At the end of World War I, Jean Baptiste Morel bought the castle to the General de Boigne’s great grand-daughter, Madame Siffredi.
My great grand-father was an industrial in the Isère region, with a keen interest for history and archeology.
His interest for the archives unfortunately does not facilitate our comprehension of the castle’s historical chronology. Nevertheless, he undertook excavations near the Rhône River, in a Gallo-Roman villa near the hamlet of Etain. A certain amount of pottery fragments are now placed in the English bookcases (ordered by the General of England) in the office next to the living room. He also built a sawmill electrically powered by a turbine to light up the castle.
Upon his death, at the end of the 1960s, my grand-mother Simone de Camaret inherited of the castle and, with much passion and hard work, was able to maintain the castle in good shape before handing it down to my mother Nicole Defforey.
My parents, Charles and Nicole Defforey, took on a great amount of technical and aesthetic works to upgrade the castle, renovating the house to a more comfortable modern state (central heating, toilets, electricity, swimming pool…)
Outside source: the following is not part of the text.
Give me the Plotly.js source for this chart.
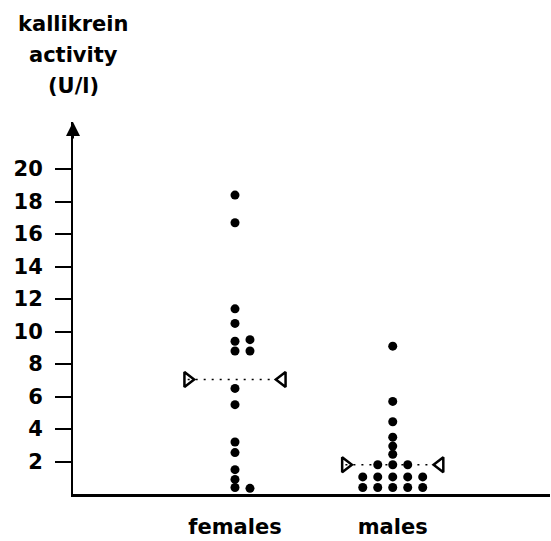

The freestone-built façades covered in the beginning of the 19th century had their roughcast stripped off and the roofs were all redone.
During the construction work, original wall paintings dating from the 17th century, created for the wedding of one of the Marquis de Lucey’s daughter with Jean de Seyssel, were discovered and restored. These frescoes represented mythological scenes mainly found in castles around Piedmont region; scenes from, for example, “Jason and the Golden Fleece” or “The Abduction of Ganymede by Zeus”.
Charles Defforey studied and reclassified all of the archives.
Lastly, they set up the winery which today produces Roussette and Mondeuse of Savoy, hence reconnecting with the region’s agricultural traditions, as the King of Sardinia had tasted Les Altesses wine upon his visit to Lucey around 1760.